BRIEF:
Review the material and extract every line in which the word "this" occurs.

....

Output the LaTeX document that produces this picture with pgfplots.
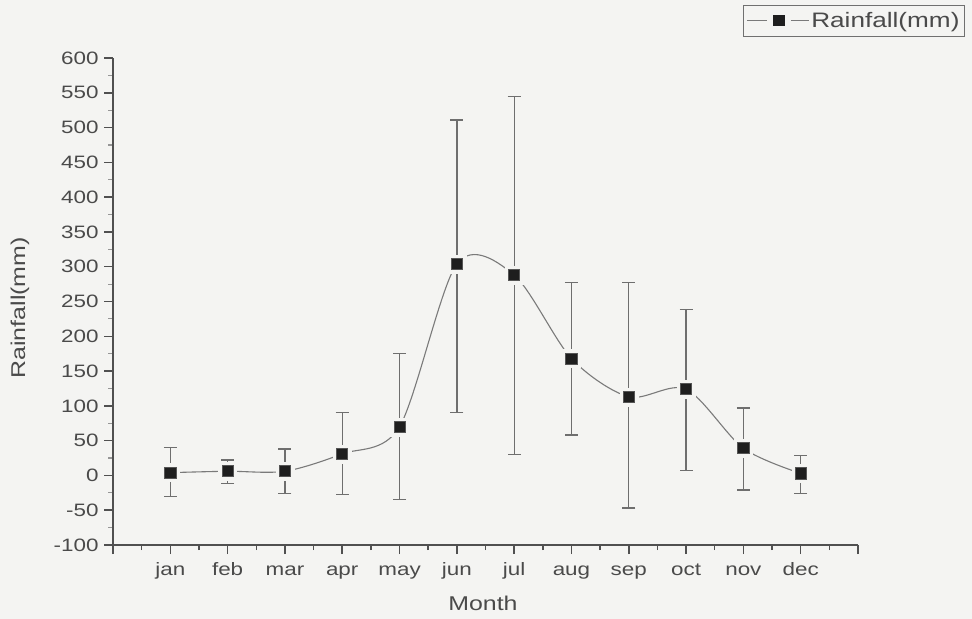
\documentclass[border=0pt]{standalone}
\usepackage{pgfplots}
\pgfplotsset{compat=1.18}
\usepackage{fontspec}
\setmainfont{Liberation Sans}[FakeStretch=1.25]
\definecolor{bg}{HTML}{F4F4F2}
\definecolor{axc}{HTML}{505050}
\definecolor{errc}{HTML}{6E6E6E}
\definecolor{lineg}{HTML}{7A7A7A}
\definecolor{mk}{HTML}{1E1E1E}
\definecolor{mkb}{HTML}{555555}
\definecolor{txt}{HTML}{4A4A4A}
\definecolor{legc}{HTML}{707070}
\pgfplotstableread{
x y ep em
0 4 36 34
1 6 16 18
2 6 32 32
3 31 59 58
4 70 105 105
5 304 207 214
6 288 257 258
7 168 109 110
8 113 164 160
9 124 114 117
10 39 58 60
11 3 26 29
}\rain
\begin{document}
\begin{tikzpicture}
\path[use as bounding box, fill=bg] (0,0) rectangle (972bp,619bp);
\begin{axis}[
  at={(113bp,74bp)}, anchor=south west,
  scale only axis, width=745bp, height=487bp,
  xmin=-1, xmax=12, ymin=-100, ymax=600,
  axis lines=left,
  axis line style={-, draw=axc, line width=1.6bp},
  xtick={-1,0,...,12},
  xticklabels={,jan,feb,mar,apr,may,jun,jul,aug,sep,oct,nov,dec,},
  minor x tick num=1,
  ytick={-100,-50,...,600}, minor y tick num=1,
  tick align=outside, major tick length=9bp, minor tick length=5bp,
  every tick/.style={draw=axc, line width=1.5bp},
  every minor y tick/.style={draw=axc!60, line width=1.2bp},
  /pgf/number format/assume math mode=true,
  ticklabel style={font=\fontsize{18}{21}\selectfont, text=txt},
  yticklabel style={xshift=-2bp},
  xticklabel style={text height=12bp, text depth=4bp, yshift=-6bp},
  every axis x label/.style={at={(axis description cs:0.4966,-0.119)}, anchor=center},
  every axis y label/.style={at={(axis description cs:-0.1248,0.487)}, rotate=90, anchor=center},
  label style={font=\fontsize{20}{24}\selectfont, text=txt},
  xlabel={Month}, ylabel={Rainfall(mm)},
  legend style={at={(1.1436,1.1088)}, anchor=north east, draw=legc, line width=1bp, fill=bg,
    font=\fontsize{21}{24}\selectfont, text=txt, inner xsep=3bp, inner ysep=5bp},
  legend cell align=left,
  clip=false,
]
\addplot[smooth, tension=0.5, draw=lineg, line width=1.1bp, no markers,
  legend image code/.code={\draw[draw=lineg, line width=1bp] (0bp,0bp) -- (20bp,0bp);
    \draw[draw=lineg, line width=1bp] (44bp,0bp) -- (62bp,0bp);
    \fill[mk] (27bp,-5bp) rectangle (38bp,5bp);}]
  table[x=x, y=y] {\rain};
\addlegendentry{Rainfall(mm)}
\addplot[forget plot, only marks, mark=square*, mark size=9bp, mark options={draw=bg, fill=bg}]
  table[x=x, y=y] {\rain};
\addplot[forget plot, only marks, mark=square*, mark size=5.6bp,
  mark options={fill=mk, draw=mkb, line width=0.8bp},
  error bars/.cd, y dir=both, y explicit,
  error bar style={draw=errc, line width=1.3bp},
  error mark options={rotate=90, mark size=6.5bp, draw=errc, line width=1.3bp}]
  table[x=x, y=y, y error plus=ep, y error minus=em] {\rain};
\end{axis}
\end{tikzpicture}
\end{document}
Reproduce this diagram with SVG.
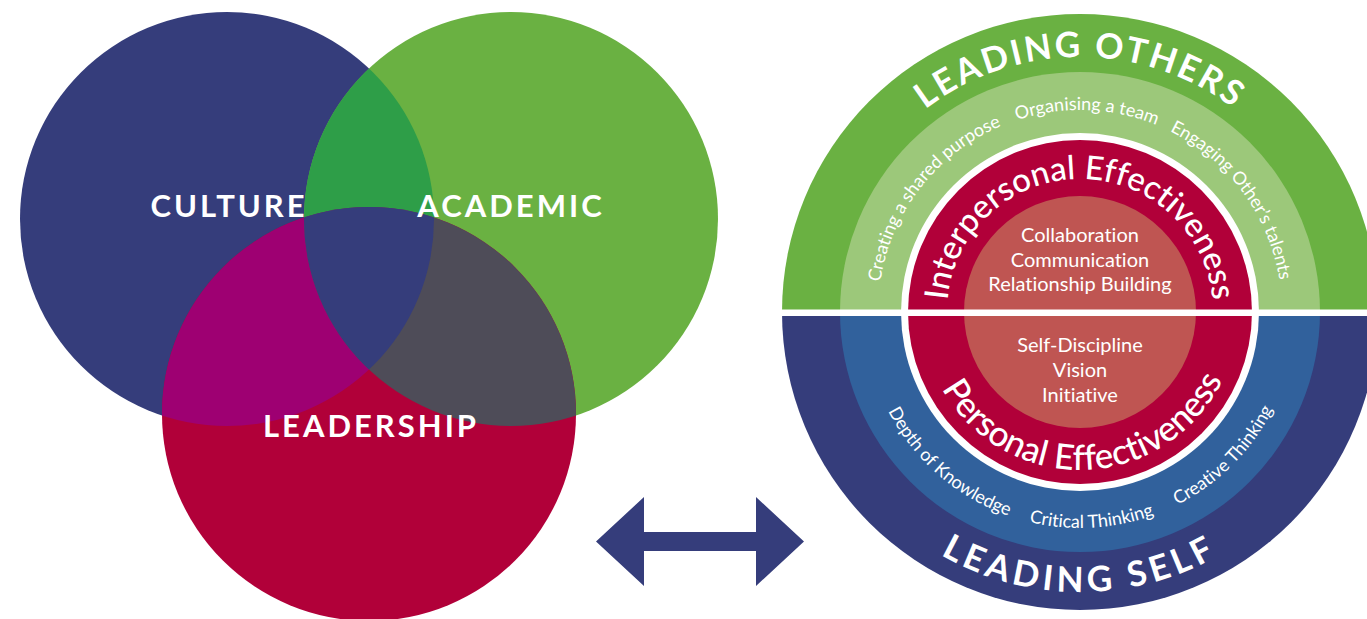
<svg xmlns="http://www.w3.org/2000/svg" width="1367" height="619" viewBox="0 0 1367 619">
<style>
text{font-family:Lato,"Liberation Sans",sans-serif;fill:#fff;font-variant-ligatures:none}
.venn{font-size:31px;font-weight:bold;letter-spacing:3px;text-anchor:middle}
.big{font-size:35px;font-weight:bold;letter-spacing:2.5px;text-anchor:middle}
.ring{font-size:18px;text-anchor:middle}
.eff{font-size:33px;font-weight:500;text-anchor:middle}
.core{font-size:20px;text-anchor:middle}
</style>
<defs>
<clipPath id="clipC"><circle cx="227" cy="219" r="207"/></clipPath>
<clipPath id="clipA"><circle cx="511" cy="219" r="207"/></clipPath>
<path id="pOthers" d="M 825 312 A 255 255 0 0 1 1335 312"/>
<path id="pSelf" d="M 800 312 A 280 280 0 0 0 1360 312"/>
<path id="pTopInner" d="M 878 312 A 202 202 0 0 1 1282 312"/>
<path id="pBotInner" d="M 864 312 A 216 216 0 0 0 1296 312"/>
<path id="pInter" d="M 947 312 A 133 133 0 0 1 1213 312"/>
<path id="pPersonal" d="M 922 312 A 158 158 0 0 0 1238 312"/>
</defs>

<g id="venn">
<g id="culture"><circle cx="227" cy="219" r="207" fill="#353d7b"/></g>
<g id="academic"><circle cx="511" cy="219" r="207" fill="#6ab142"/></g>
<g id="leadership"><circle cx="369" cy="414" r="207" fill="#b10039"/></g>
<g id="overlaps">
<circle cx="511" cy="219" r="207" fill="#2e9e48" clip-path="url(#clipC)"/>
<circle cx="369" cy="414" r="207" fill="#9e0072" clip-path="url(#clipC)"/>
<circle cx="369" cy="414" r="207" fill="#4e4c58" clip-path="url(#clipA)"/>
<g clip-path="url(#clipA)"><circle cx="369" cy="414" r="207" fill="#353d7b" clip-path="url(#clipC)"/></g>
</g>
<text class="venn" x="229" y="217">CULTURE</text>
<text class="venn" x="511" y="217">ACADEMIC</text>
<text class="venn" x="371" y="437">LEADERSHIP</text>
</g>

<g id="connectors">
<polygon points="596,541.5 644,497 644,532 756,532 756,497 804,541.5 756,586 756,551 644,551 644,586" fill="#353d7b"/>
</g>

<g id="model">
<g id="leading-others">
<path d="M 782 312 A 298 298 0 0 1 1378 312 Z" fill="#6ab142"/>
<path d="M 840 312 A 240 240 0 0 1 1320 312 Z" fill="#9cc87a"/>
</g>
<g id="leading-self">
<path d="M 782 312 A 298 298 0 0 0 1378 312 Z" fill="#353d7b"/>
<path d="M 840 312 A 240 240 0 0 0 1320 312 Z" fill="#31619c"/>
</g>
<g id="effectiveness">
<circle cx="1080" cy="312" r="179" fill="#fff"/>
<circle cx="1080" cy="312" r="172" fill="#b10039"/>
<circle cx="1080" cy="312" r="116" fill="#bf5552"/>
</g>
<rect x="780" y="309.5" width="600" height="6.5" fill="#fff"/>

<text class="big"><textPath href="#pOthers" startOffset="50%">LEADING OTHERS</textPath></text>
<text class="big" style="letter-spacing:4.5px"><textPath href="#pSelf" startOffset="50%">LEADING SELF</textPath></text>

<text class="ring"><textPath href="#pTopInner" startOffset="21%">Creating a shared purpose</textPath></text>
<text class="ring"><textPath href="#pTopInner" startOffset="51.1%">Organising a team</textPath></text>
<text class="ring"><textPath href="#pTopInner" startOffset="79.8%">Engaging Other’s talents</textPath></text>

<text class="ring"><textPath href="#pBotInner" startOffset="27.2%">Depth of Knowledge</textPath></text>
<text class="ring"><textPath href="#pBotInner" startOffset="51.8%">Critical Thinking</textPath></text>
<text class="ring"><textPath href="#pBotInner" startOffset="75%">Creative Thinking</textPath></text>

<text class="eff"><textPath href="#pInter" startOffset="50%">Interpersonal Effectiveness</textPath></text>
<text class="eff" style="font-size:35px"><textPath href="#pPersonal" startOffset="51%">Personal Effectiveness</textPath></text>

<text class="core" x="1080" y="242">Collaboration</text>
<text class="core" x="1080" y="267">Communication</text>
<text class="core" x="1080" y="291">Relationship Building</text>
<text class="core" x="1080" y="351.5">Self-Discipline</text>
<text class="core" x="1080" y="376.5">Vision</text>
<text class="core" x="1080" y="401.5">Initiative</text>
</g>
</svg>
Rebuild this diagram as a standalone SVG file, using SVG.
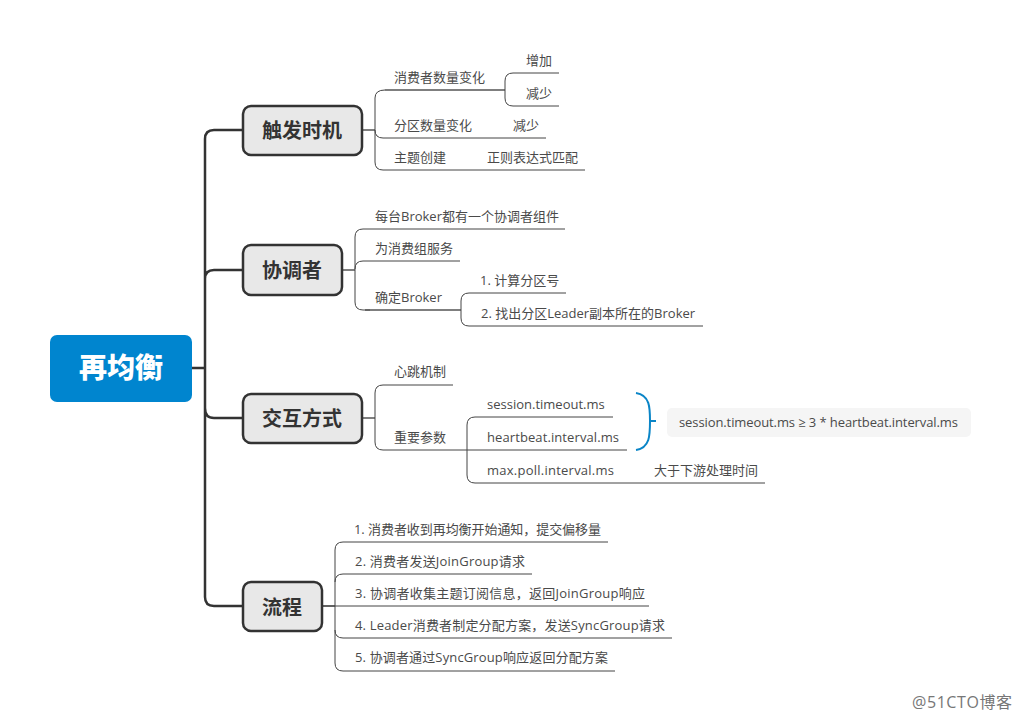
<svg xmlns="http://www.w3.org/2000/svg" width="1021" height="721" viewBox="0 0 1021 721">
<style>
text{font-family:"Open Sans","Noto Sans CJK SC",sans-serif;}
.l{font-size:13px;fill:#4a4a4a;}
.n{font-size:20px;font-weight:700;fill:#333;text-anchor:middle;font-family:"Noto Sans CJK SC",sans-serif;}
.b{fill:#e8e8e8;stroke:#333;stroke-width:2.5;}
.t{fill:none;stroke:#333;stroke-width:2.5;}
.c{fill:none;stroke:#444;stroke-width:1;}
.m{fill:none;stroke:#555;stroke-width:1.5;}
</style>
<rect width="1021" height="721" fill="#fff"/>
<g id="connectors">
<path class="t" d="M192 368H205M243 130H214Q205 130 205 139V597Q205 606 214 606H243M205 279Q205 270 214 270H243M205 408Q205 418 214 418H243"/>
<path class="m" d="M362 130H375M342 270H355M362 418H375M322 606H335"/>
<path class="c" d="M385 90Q375 90 375 98V162Q375 170 383 170H585M375 130V130Q375 138 383 138H546"/>
<path class="m" d="M385 90H505"/>
<path class="c" d="M559 73H513Q505 73 505 81V98Q505 106 513 106H559"/>
<path class="c" d="M565 229H363Q355 229 355 237V302Q355 310 363 310H370M355 269Q355 261 363 261H460"/>
<path class="m" d="M365 310H461"/>
<path class="c" d="M566 293H469Q461 293 461 301V318Q461 326 469 326H703"/>
<path class="c" d="M453 385H383Q375 385 375 393V442Q375 450 383 450H627"/>
<path class="c" d="M613 417H475Q467 417 467 425V475Q467 483 475 483H765"/>
<path class="c" d="M608 542H343Q335 542 335 550V663Q335 671 343 671H615M532 574H343Q335 574 335 582M322 606H649M672 638H343Q335 638 335 630"/>
<path d="M636 393C650 395 650 408 650 421C650 435 650 448 636 450M650 421H656" fill="none" stroke="#0a85c7" stroke-width="2"/>
</g>
<g id="root"><rect x="50" y="335" width="142" height="67" rx="7" fill="#0085cf"/><text x="121" y="378" text-anchor="middle" font-size="28" font-weight="900" fill="#fff" style="font-family:'Noto Sans CJK SC',sans-serif">再均衡</text></g>
<g id="n1"><rect class="b" x="243" y="106" width="119" height="49" rx="8"/><text class="n" x="302" y="138">触发时机</text></g>
<g id="n2"><rect class="b" x="243" y="245" width="99" height="50" rx="8"/><text class="n" x="292" y="278">协调者</text></g>
<g id="n3"><rect class="b" x="243" y="394" width="119" height="49" rx="8"/><text class="n" x="302" y="426">交互方式</text></g>
<g id="n4"><rect class="b" x="243" y="582" width="79" height="49" rx="8"/><text class="n" x="282" y="615">流程</text></g>
<g id="labels1">
<text class="l" x="394" y="82">消费者数量变化</text><text class="l" x="526" y="64.5">增加</text><text class="l" x="526" y="98">减少</text>
<text class="l" x="394" y="130">分区数量变化</text><text class="l" x="513" y="130">减少</text>
<text class="l" x="394" y="162">主题创建</text><text class="l" x="487" y="162">正则表达式匹配</text>
</g>
<g id="labels2">
<text class="l" x="375" y="220.5">每台Broker都有一个协调者组件</text><text class="l" x="375" y="252.5">为消费组服务</text><text class="l" x="375" y="302">确定Broker</text>
<text class="l" x="480" y="285">1. 计算分区号</text><text class="l" x="481" y="318">2. 找出分区Leader副本所在的Broker</text>
</g>
<g id="labels3">
<text class="l" x="394" y="376">心跳机制</text><text class="l" x="394" y="442">重要参数</text>
<text class="l" x="487" y="409">session.timeout.ms</text><text class="l" x="487" y="442" textLength="132">heartbeat.interval.ms</text><text class="l" x="487" y="475" textLength="127">max.poll.interval.ms</text>
<text class="l" x="654" y="475">大于下游处理时间</text>
</g>
<g id="note"><rect x="667" y="408" width="304" height="29" rx="5" fill="#f5f5f5"/><text class="l" x="679" y="427" textLength="279">session.timeout.ms ≥ 3 * heartbeat.interval.ms</text></g>
<g id="labels4">
<text class="l" x="354" y="533.5" textLength="247">1. 消费者收到再均衡开始通知，提交偏移量</text>
<text class="l" x="355" y="566" textLength="170">2. 消费者发送JoinGroup请求</text>
<text class="l" x="355" y="598" textLength="290">3. 协调者收集主题订阅信息，返回JoinGroup响应</text>
<text class="l" x="355" y="630" textLength="310">4. Leader消费者制定分配方案，发送SyncGroup请求</text>
<text class="l" x="355" y="662" textLength="253">5. 协调者通过SyncGroup响应返回分配方案</text>
</g>
<text x="912" y="708" font-size="16" fill="#777" textLength="100">@51CTO博客</text>
</svg>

....

RESULT OF THE TASK:
Output the LaTeX document that produces this picture with pgfplots.
Reproduce this diagram with SVG.
Rebuild this diagram as a standalone SVG file, using SVG.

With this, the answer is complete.